Le délai dans lequel doit intervenir la rétrocession par la commune passe à deux ans. Le précédent délai d’un an était jugé trop court. Interpelé sur cette question, le secrétaire d'Etat chargé du commerce, de l'artisanat et des PME avait annoncé cet allongement du délai en précisant qu’il devrait s’accompagner de « dispositions permettant à la commune d'assurer la prise en charge efficace du fonds de commerce ou du fonds artisanal en attendant la rétrocession »[7].

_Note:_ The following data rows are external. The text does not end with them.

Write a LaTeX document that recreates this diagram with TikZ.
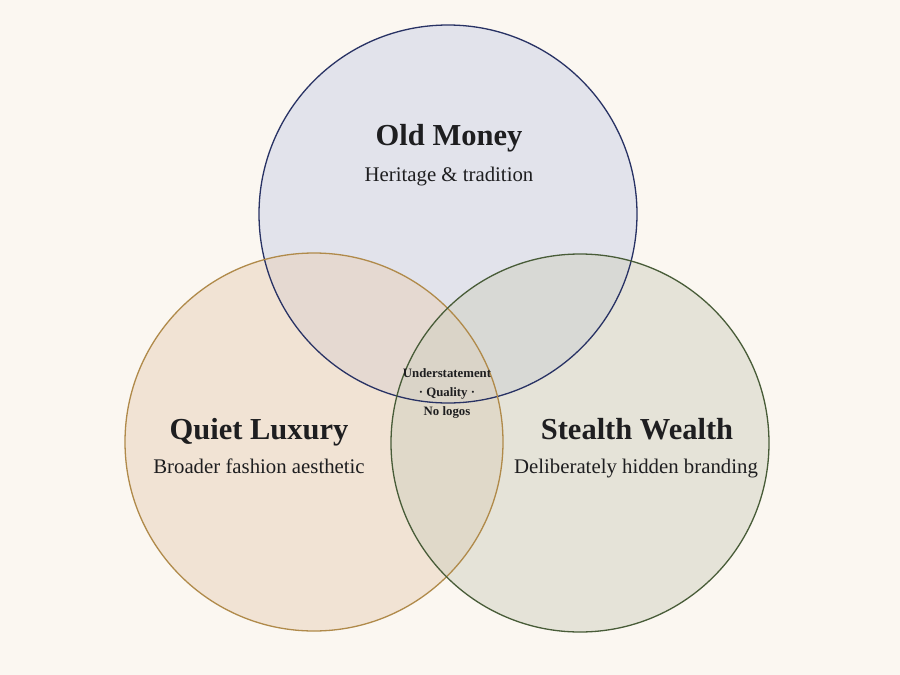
\documentclass[tikz,border=0pt]{standalone}
\usepackage{fontspec}
\setmainfont{Liberation Serif}
\usetikzlibrary{positioning}
\definecolor{paper}{RGB}{251,247,241}
\definecolor{oldfill}{RGB}{203,209,230}
\definecolor{oldline}{RGB}{40,50,100}
\definecolor{quietfill}{RGB}{232,208,184}
\definecolor{quietline}{RGB}{176,138,74}
\definecolor{stealthfill}{RGB}{208,208,192}
\definecolor{stealthline}{RGB}{72,92,56}
\definecolor{ink}{RGB}{30,30,32}
\tikzset{
  set/.style={
    circle,
    minimum size=378pt,
    inner sep=0pt,
    fill opacity=0.5
  },
  rim/.style={line width=1.3pt},
  title/.style={
    font=\fontsize{30.5}{34}\selectfont\bfseries,
    text=ink,
    anchor=base,
    inner sep=0pt
  },
  sub/.style={
    font=\fontsize{20.8}{24}\selectfont,
    text=ink,
    anchor=base,
    inner sep=0pt
  },
  core/.style={
    font=\fontsize{12.8}{19}\selectfont\bfseries,
    text=ink,
    align=center,
    anchor=base,
    inner sep=0pt
  }
}
\begin{document}
\begin{tikzpicture}[x=1pt,y=-1pt]
  \fill[paper] (0,0) rectangle (900,675);
  \useasboundingbox (0,0) rectangle (900,675);
  % the three sets
  \node (old) [set, fill=oldfill] at (448,214) {};
  \node (quiet) [set, fill=quietfill] at (314,442) {};
  \node (stealth) [set, fill=stealthfill] at (580,443) {};
  \draw[rim, oldline] (old) circle (189pt);
  \draw[rim, quietline] (quiet) circle (189pt);
  \draw[rim, stealthline] (stealth) circle (189pt);
  % labels
  \node (oldt) [title] at (449,145) {Old Money};
  \node (olds) [sub] at (449,181) {Heritage \& tradition};
  \node (quiett) [title] at (259,439) {Quiet Luxury};
  \node (quiets) [sub] at (259,473) {Broader fashion aesthetic};
  \node (stealtht) [title] at (637,439) {Stealth Wealth};
  \node (stealths) [sub] at (636,473) {Deliberately hidden branding};
  \node (mid) [core] at (447,415) {Understatement\\· Quality ·\\No logos};
\end{tikzpicture}
\end{document}
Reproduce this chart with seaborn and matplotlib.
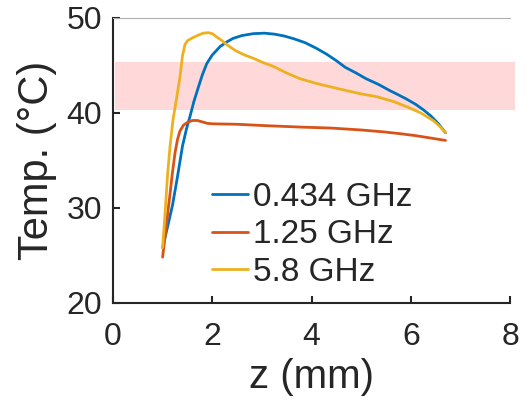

C’est également chose faite puisque la loi de simplification offre désormais à la commune la faculté de mettre le fonds de commerce, jusqu’à la rétrocession, en location-gérance, supprimant limitant ainsi les risques d’une dépréciation de la valeur du fonds.
Adeline Cerati-Gauthier
[1] V. J. Monéger, Simplification du droit (4e édition) : supplique pour une vraie simplification du statut des baux commerciaux, Loyers et Copropriété n° 11, Novembre 2011, repère 10.
[2] V. not. Cass. Civ. 3° 8 avril 1992, Gaz. Pal. 1993, 1, pan. jur. p. 4.

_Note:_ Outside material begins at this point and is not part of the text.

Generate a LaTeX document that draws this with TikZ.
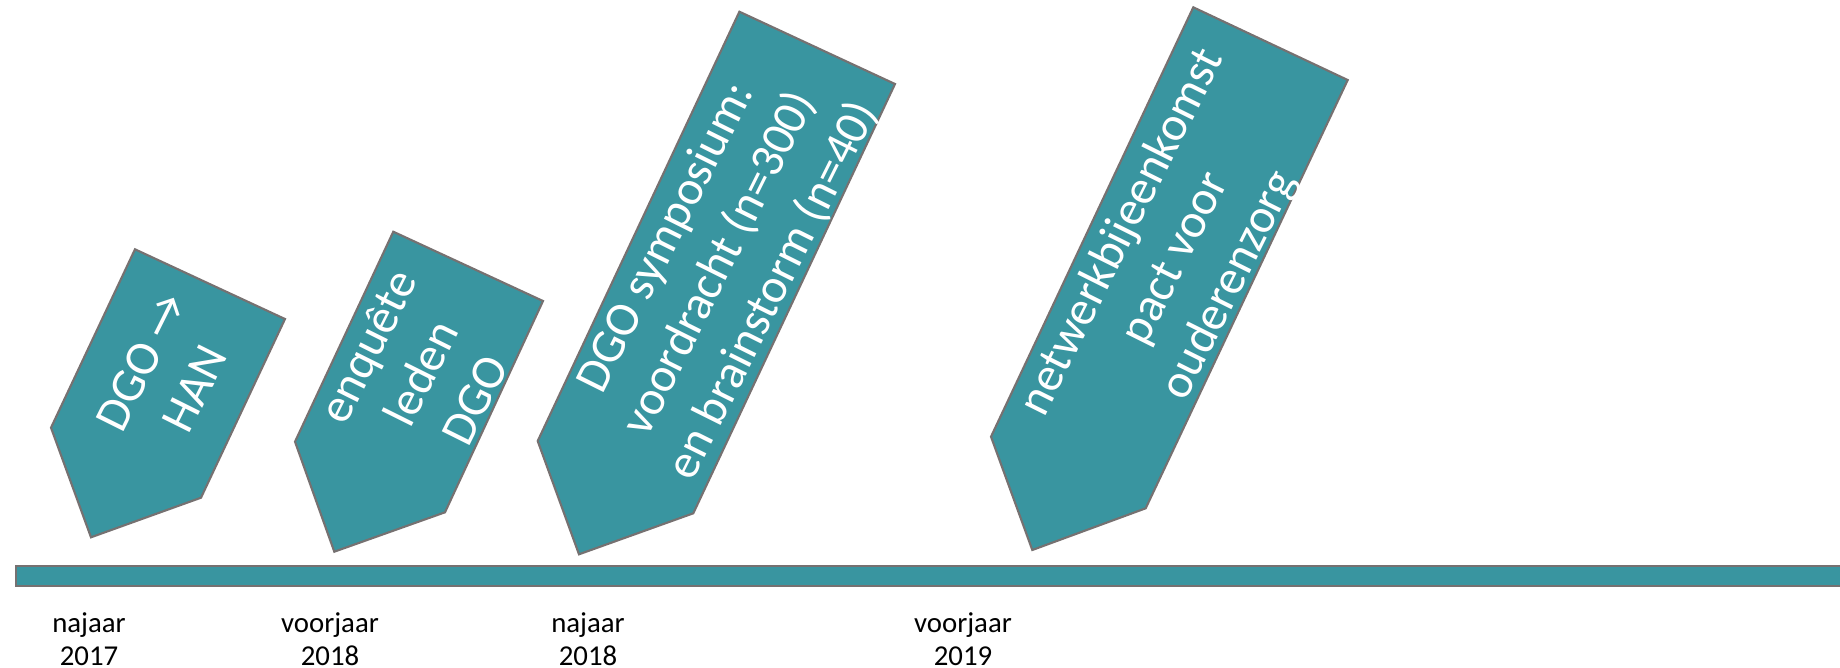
\documentclass[tikz,border=0pt]{standalone}
\usepackage{fontspec}
\setmainfont{Carlito}
\definecolor{petrol}{RGB}{57,149,160}
\definecolor{rand}{RGB}{118,113,113}

\begin{document}
\begin{tikzpicture}[x=0.02cm,y=-0.02cm,
  mijlpaal/.style={draw=rand, fill=petrol, line width=1.2pt},
  tekst/.style={text=white, align=center, rotate=63.5, inner sep=0pt, font=\fontsize{27.5}{34}\selectfont},
  datum/.style={align=center, inner sep=0pt, font=\fontsize{16.4}{18.5}\selectfont}]
\useasboundingbox (0,0) rectangle (1840,667);
% tijdlijn
\draw[mijlpaal] (16,566) rectangle (1850,586);
% mijlpalen
\draw[mijlpaal] (135,249.3) -- (285,319) -- (201,497.7) -- (91,537.3) -- (51,427.7) -- cycle;
\draw[mijlpaal] (393.3,231.7) -- (543,301) -- (445,512.3) -- (334.3,551.7) -- (295,441.7) -- cycle;
\draw[mijlpaal] (739.4,11.7) -- (895,84) -- (693.3,513.3) -- (579,554.3) -- (537.7,441) -- cycle;
\draw[mijlpaal] (1193.3,7.3) -- (1347.7,80) -- (1145.7,508.3) -- (1032.3,550) -- (991,436.7) -- cycle;
\node[tekst] (han) at (168,375) {DGO →\\HAN};
\node[tekst] (enquete) at (421,373) {enquête\\leden\\DGO};
\node[tekst] (symposium) at (720,264) {DGO symposium:\\voordracht (n=300)\\en brainstorm (n=40)};
\node[tekst] (pact) at (1176,259) {netwerkbijeenkomst\\pact voor\\ouderenzorg};
% data
\node[datum] (najaar17) at (89,639) {najaar\\2017};
\node[datum] (voorjaar18) at (330,639) {voorjaar\\2018};
\node[datum] (najaar18) at (588,639) {najaar\\2018};
\node[datum] (voorjaar19) at (963,639) {voorjaar\\2019};
\end{tikzpicture}
\end{document}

[3] V. dernièrement Cass. Civ. 3° 5 oct. 2010, AJDI 2011. 359, obs. J. Blatter ; Cass. Civ. 3° 18 mai 2010, n° 09-15352 ; Cass. Civ. 3° 18 janv. 2011, n° 09-71933 ( prolongation ou prorogation ).
[4] J.-P. Blatter, Le point (final ?) sur la date d'effet du congé, AJDI 2010 p. 636.
[5] Cass. Civ. 3° 23 juin 2009, AJDI 2009, 541, obs. J. Blatter ; D. 2009, AJ 1893, obs. Y. Rouquet ; RTD com 2009, p. 689, obs. J. Monéger ; Loyers et copro 2009, n° 210, obs. Ph.-H. Brault ; Gaz. Pal. 25-26 sept. 2009, obs. Barbier.
[6] TGI Paris 18e ch., 1re sect., 28 janv. 2010, AJDI 2010. 133, obs. Blatter.
[7] Rép. min. n° 44773, JOAN Q, 9 juin 2009, p. 5592 ; AJDI 2009. 569, obs. Y. Rouquet.